Tarım işçileri günün 12 saatinde, herhangi bir sosyal güvencesi olmadan çalışıyor. Aylık maaşları asgari ücretin altında kalıyor. CHP Adana Milletvekili Müzeyyen Şevkin, Türkiye’deki tarım işçilerinin sosyal ve ekonomik dramını anlattı. Şevkin, “Açlık sınırının altında yaşayan tarım işçileri susuz, elektriksiz, hijyenden yoksun çadırlarda barınmaya çalışıyor. Tarım işçileri sulama kanallarından içme suyu ihtiyacını karşılıyor” dedi.
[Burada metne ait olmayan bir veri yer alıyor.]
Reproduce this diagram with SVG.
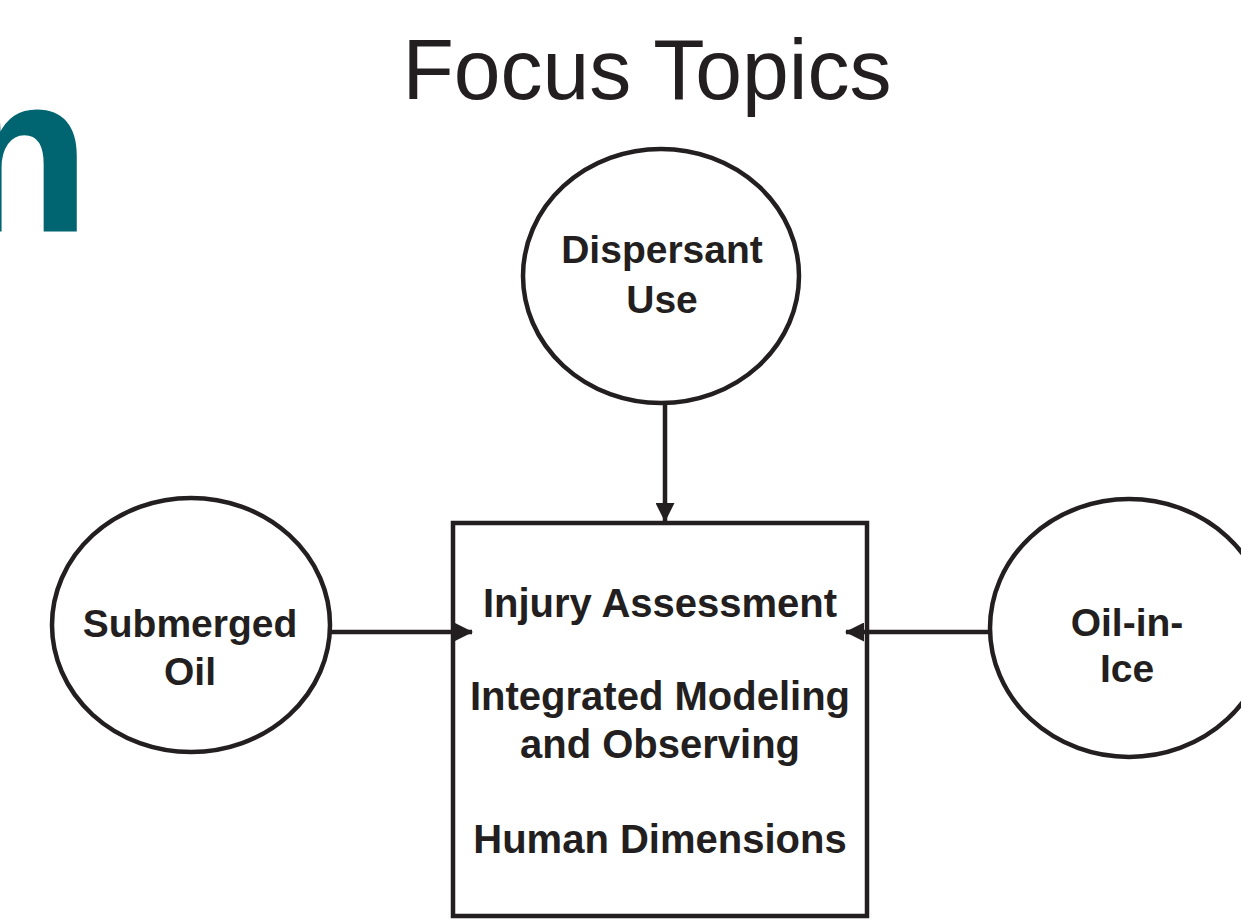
<svg xmlns="http://www.w3.org/2000/svg" width="1241" height="919" viewBox="0 0 1241 919">
<style>
.shape{fill:#fff;stroke:#231f20;stroke-width:4.5}
.lbl{font-family:"Liberation Sans",Arial,sans-serif;font-weight:bold;font-size:39px;fill:#231f20;text-anchor:middle}
.box{font-family:"Liberation Sans",Arial,sans-serif;font-weight:bold;font-size:40px;fill:#231f20;text-anchor:middle}
.conn{stroke:#231f20;stroke-width:4.5;fill:none}
</style>
<defs>
<marker id="ah" markerWidth="19" markerHeight="19" viewBox="0 0 19 19" refX="18" refY="9.5" orient="auto" markerUnits="userSpaceOnUse">
<path d="M0,0 L19,9.5 L0,19 Z" fill="#231f20"/>
</marker>
</defs>
<rect width="1241" height="919" fill="#fff"/>
<text x="89" y="230" font-family="'Liberation Sans',Arial,sans-serif" font-weight="bold" font-size="220" fill="#006570" text-anchor="end" stroke="#006570" stroke-width="3">n</text>
<text x="647" y="99" font-family="'Liberation Sans',Arial,sans-serif" font-size="85" fill="#231f20" text-anchor="middle" textLength="489" lengthAdjust="spacingAndGlyphs">Focus Topics</text>
<g id="center">
<rect class="shape" x="453" y="523" width="414" height="393"/>
<text class="box" x="660" y="617">Injury Assessment</text>
<text class="box" x="660" y="710">Integrated Modeling</text>
<text class="box" x="660" y="758">and Observing</text>
<text class="box" x="660" y="853">Human Dimensions</text>
</g>
<g id="dispersant">
<ellipse class="shape" cx="661" cy="276" rx="138" ry="127"/>
<text class="lbl" x="662" y="263">Dispersant</text>
<text class="lbl" x="662" y="313">Use</text>
</g>
<g id="submerged">
<ellipse class="shape" cx="191" cy="625" rx="139" ry="127"/>
<text class="lbl" x="190" y="637">Submerged</text>
<text class="lbl" x="190" y="685">Oil</text>
</g>
<g id="oilinice">
<ellipse class="shape" cx="1129" cy="628" rx="139" ry="129"/>
<text class="lbl" x="1127" y="636">Oil-in-</text>
<text class="lbl" x="1127" y="682">Ice</text>
</g>
<g id="connectors">
<line class="conn" x1="665" y1="403" x2="665" y2="521" marker-end="url(#ah)"/>
<line class="conn" x1="330" y1="632" x2="472" y2="632" marker-end="url(#ah)"/>
<line class="conn" x1="990" y1="632" x2="846" y2="632" marker-end="url(#ah)"/>
</g>
</svg>
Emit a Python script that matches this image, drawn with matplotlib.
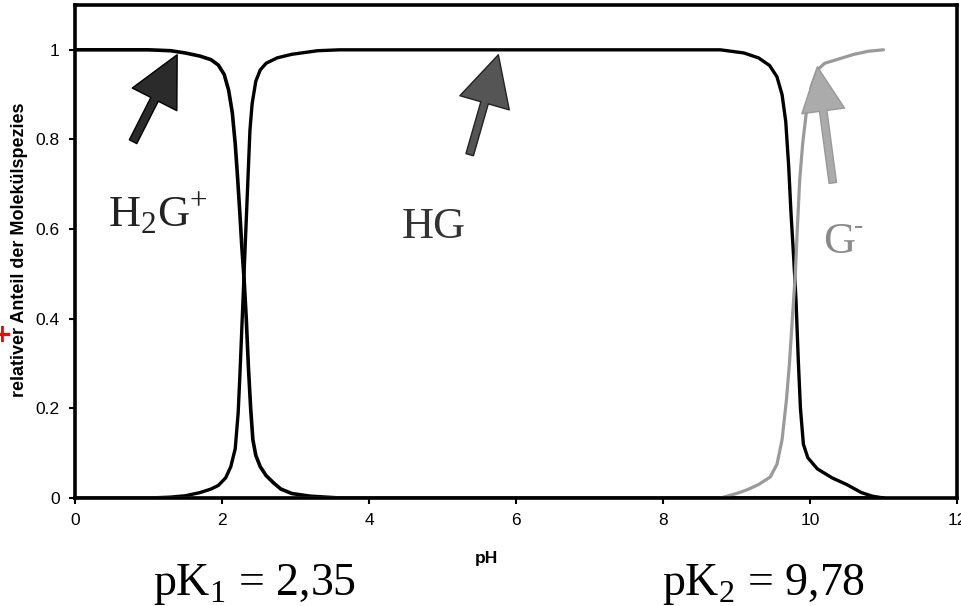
import matplotlib
matplotlib.use("Agg")
import matplotlib.pyplot as plt

# ---- data ----
ph_h2g = [0, 1.0, 1.3, 1.5, 1.7, 1.85, 1.95, 2.03, 2.09, 2.14, 2.18, 2.21, 2.245, 2.27, 2.30,
          2.33, 2.36, 2.39, 2.42, 2.46, 2.52, 2.6, 2.7, 2.8, 2.95, 3.2, 3.6, 11.0]
fr_h2g = [1.0, 1.0, 0.998, 0.993, 0.986, 0.978, 0.966, 0.945, 0.91, 0.86, 0.79, 0.72, 0.63, 0.56, 0.49,
          0.40, 0.29, 0.20, 0.13, 0.095, 0.07, 0.05, 0.034, 0.02, 0.01, 0.004, 0.0, 0.0]

ph_hg = [0, 1.0, 1.3, 1.5, 1.7, 1.85, 1.95, 2.05, 2.12, 2.18, 2.22, 2.245, 2.27, 2.30, 2.33, 2.36,
         2.38, 2.41, 2.46, 2.52, 2.6, 2.75, 2.95, 3.3, 3.6,
         8.78, 9.1, 9.3, 9.45, 9.55, 9.62, 9.67, 9.71, 9.74, 9.78, 9.81, 9.84, 9.87, 9.91, 9.97,
         10.1, 10.3, 10.5, 10.7, 10.85, 11.0]
fr_hg = [0.0, 0.0, 0.002, 0.005, 0.012, 0.02, 0.028, 0.045, 0.07, 0.11, 0.19, 0.28, 0.38, 0.50, 0.62, 0.74,
         0.82, 0.88, 0.93, 0.955, 0.97, 0.982, 0.99, 0.998, 1.0,
         1.0, 0.993, 0.982, 0.965, 0.94, 0.90, 0.84, 0.74, 0.64, 0.53, 0.44, 0.31, 0.20, 0.12, 0.09,
         0.065, 0.045, 0.03, 0.012, 0.004, 0.0]

ph_g = [0, 8.78, 9.0, 9.14, 9.3, 9.46, 9.55, 9.62, 9.68, 9.72, 9.76, 9.80, 9.83, 9.86, 9.9, 9.95,
        10.02, 10.1, 10.2, 10.4, 10.6, 10.8, 11.0]
fr_g = [0.0, 0.0, 0.01, 0.018, 0.03, 0.047, 0.075, 0.13, 0.22, 0.30, 0.40, 0.50, 0.61, 0.71, 0.79, 0.86,
        0.92, 0.955, 0.97, 0.98, 0.99, 0.997, 1.0]

xticks = [0, 2, 4, 6, 8, 10, 12]
yticks = [0, 0.2, 0.4, 0.6, 0.8, 1.0]
yticklabels = ["0", "0.2", "0.4", "0.6", "0.8", "1"]

species_labels = [r"H$_\mathregular{2}$G$^\mathregular{+}$", "HG", "G"]
pk_labels = [r"pK$_\mathregular{1}$ = 2,35", r"pK$_\mathregular{2}$ = 9,78"]
xlabel = "pH"
ylabel = "relativer Anteil der Molekülspezies"

# ---- figure ----
fig = plt.figure(figsize=(9.61, 6.06), dpi=100)
ax = fig.add_axes([75 / 961, 1 - 498 / 606, 882 / 961, 493 / 606])

ax.plot(ph_h2g, fr_h2g, color="black", lw=2.6, solid_capstyle="round", solid_joinstyle="round")
ax.plot(ph_hg, fr_hg, color="black", lw=2.4, solid_capstyle="round", solid_joinstyle="round")
ax.plot(ph_g, fr_g, color="#9a9a9a", lw=2.3, solid_capstyle="round", solid_joinstyle="round")

ax.set_xlim(0, 12)
ax.set_ylim(0, 1.1)
ax.set_xticks(xticks)
ax.set_xticklabels([str(t) for t in xticks], fontsize=12.5, family="Liberation Sans")
ax.set_yticks(yticks)
ax.set_yticklabels(yticklabels, fontsize=12.5, family="Liberation Sans")
ax.tick_params(direction="out", length=4, width=1.5, pad=7)
for s in ax.spines.values():
    s.set_linewidth(2.6)

# arrows
def arrow(tail, tip, fc, ec, hl, hw, tw):
    ax.annotate("", xy=tip, xytext=tail,
                arrowprops=dict(arrowstyle=f"simple,head_length={hl},head_width={hw},tail_width={tw}",
                                fc=fc, ec=ec, lw=1.0, shrinkA=0, shrinkB=0, mutation_scale=20))

arrow((0.79, 0.795), (1.39, 0.989), "#2b2b2b", "black", 1.8, 1.8, 0.3)
arrow((5.37, 0.766), (5.76, 0.989), "#555555", "#222222", 1.8, 1.85, 0.28)
arrow((10.31, 0.703), (10.10, 0.962), "#ababab", "#999999", 1.6, 1.55, 0.27)

serif = "Liberation Serif"
ax.text(0.45, 0.605, species_labels[0], family=serif, fontsize=32, color="#222222", ha="left", va="baseline")
ax.text(4.45, 0.58, species_labels[1], family=serif, fontsize=32, color="#333333", ha="left", va="baseline")
ax.text(10.18, 0.547, species_labels[2], family=serif, fontsize=32, color="#8a8a8a", ha="left", va="baseline")
ax.annotate("-", xy=(10.18, 0.547), xytext=(22, 14), textcoords="offset points",
            family=serif, fontsize=20, color="#8a8a8a", ha="left", va="baseline")

fig.text(153 / 961, 1 - 595 / 606, pk_labels[0], family=serif, fontsize=33, ha="left", va="baseline")
fig.text(662 / 961, 1 - 595 / 606, pk_labels[1], family=serif, fontsize=33, ha="left", va="baseline")

fig.text(486 / 961, 1 - 558 / 606, xlabel, family="Liberation Sans", fontweight="bold",
         fontsize=12.5, ha="center", va="center")
fig.text(20 / 961, 1 - 250 / 606, ylabel, family="Liberation Sans", fontweight="bold",
         fontsize=13, rotation=90, ha="center", va="center")
fig.text(2 / 961, 1 - 335 / 606, "+", color="red", fontsize=18, fontweight="bold",
         family="DejaVu Sans", ha="center", va="center")

fig.savefig("out.png", dpi=100)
80 TL YEVMİYE İLE ÇALIŞIYORLAR
Adana Ceyhan’ın Körkuyu Mahallesi’nde geçici çadırlardaki tarım işçilerini ziyaret eden Şevkin, işçi ve ailelerinin yaşam mücadelesi verdiğine dikkat çekti. Günlük 12 saat, herhangi bir sosyal güvencesi olmadan ve 80 lira yevmiye ile çalışan, aylık maaşları asgari ücreti bile bulmayan, açlık sınırının altında yaşayan tarım işçileri için devletin komple bir çözüm üretmesinin önemine dikkat çeken Şevkin, susuz, elektriksiz, hijyenden yoksun çadırlarda barınmaya çalışan tarım işçilerinin sulama kanallarından içme suyu ihtiyacını karşıladıklarına vurgu yaptı.
TARIMDAN UZAKLAŞIYORLAR
Tarım sektörünün Türkiye için stratejik bir öneme sahip olduğunu ancak girdi maliyetleri, pazarlama sorunu ve desteklemelerin yetersizliği nedeniyle çiftçinin hızla tarımdan uzaklaştığını, tarım işçilerinin de düşük ücret, insani yaşamdan uzak barınma koşulları nedeniyle tarımda çalışmak istemediğini dile getiren Şevkin, gıdaya erişimin zorlaştığı günümüzde Türkiye’nin ekonomik kazanımlarının tamamında çiftçinin ve tarım işçilerinin alın terinin olduğuna işaret etti.
ÇOCUKLAR EĞİTİMSİZ KALIYOR
Tarlada çalışan, eğitimden uzaklaşan, üstelik sağlıksız ortamlarda büyümeye çalışan tarım işçisi ailelerin çocuklarının da görmezden gelindiğini vurgulayan Şevkin, şunları söyledi;
*Pandemi nedeniyle tüm çocuklarımız eğitimden uzaklaştı. Uzaktan eğitim sistemi eğitim sistemine tam bir çöküş yaşattı. Bu olumsuzlukların yanında bir de tarım işçisi çocuklarımız var ki; onların değil tablet, telefon, uzaktan eğitim; elektrikleri, suları dahi yok.
*Derme çatma çadırlarda travmatik bir yaşam mücadelesi veren pırıl pırıl çocuklarımız ve özellikle kız çocuklarımız okula, arkadaşlarına kavuşmanın hayaliyle yaşıyor. Bazıları da ekonomik yaşam koşullarına yenik düşüp okullarını terk etmiş durumda. Devlet, dolayısıyla ülkeyi yöneten iktidar tüm bu sorunları çözmekle yükümlüdür.
*Ülkemiz için fedakarca, memleketlerinden uzaklarda çalışan tarım işçileri hem sosyal güvenceye kavuşmalı, aileler için kalıcı kamp alanı oluşturulmalıdır. Türkiye’nin çağdaş geleceğinde imzası olması gereken çocuklarımız tarlalarda çaresiz bırakılmamalı, eğitime, okullarına, arkadaşlarına kavuşmaları sağlanmalıdır.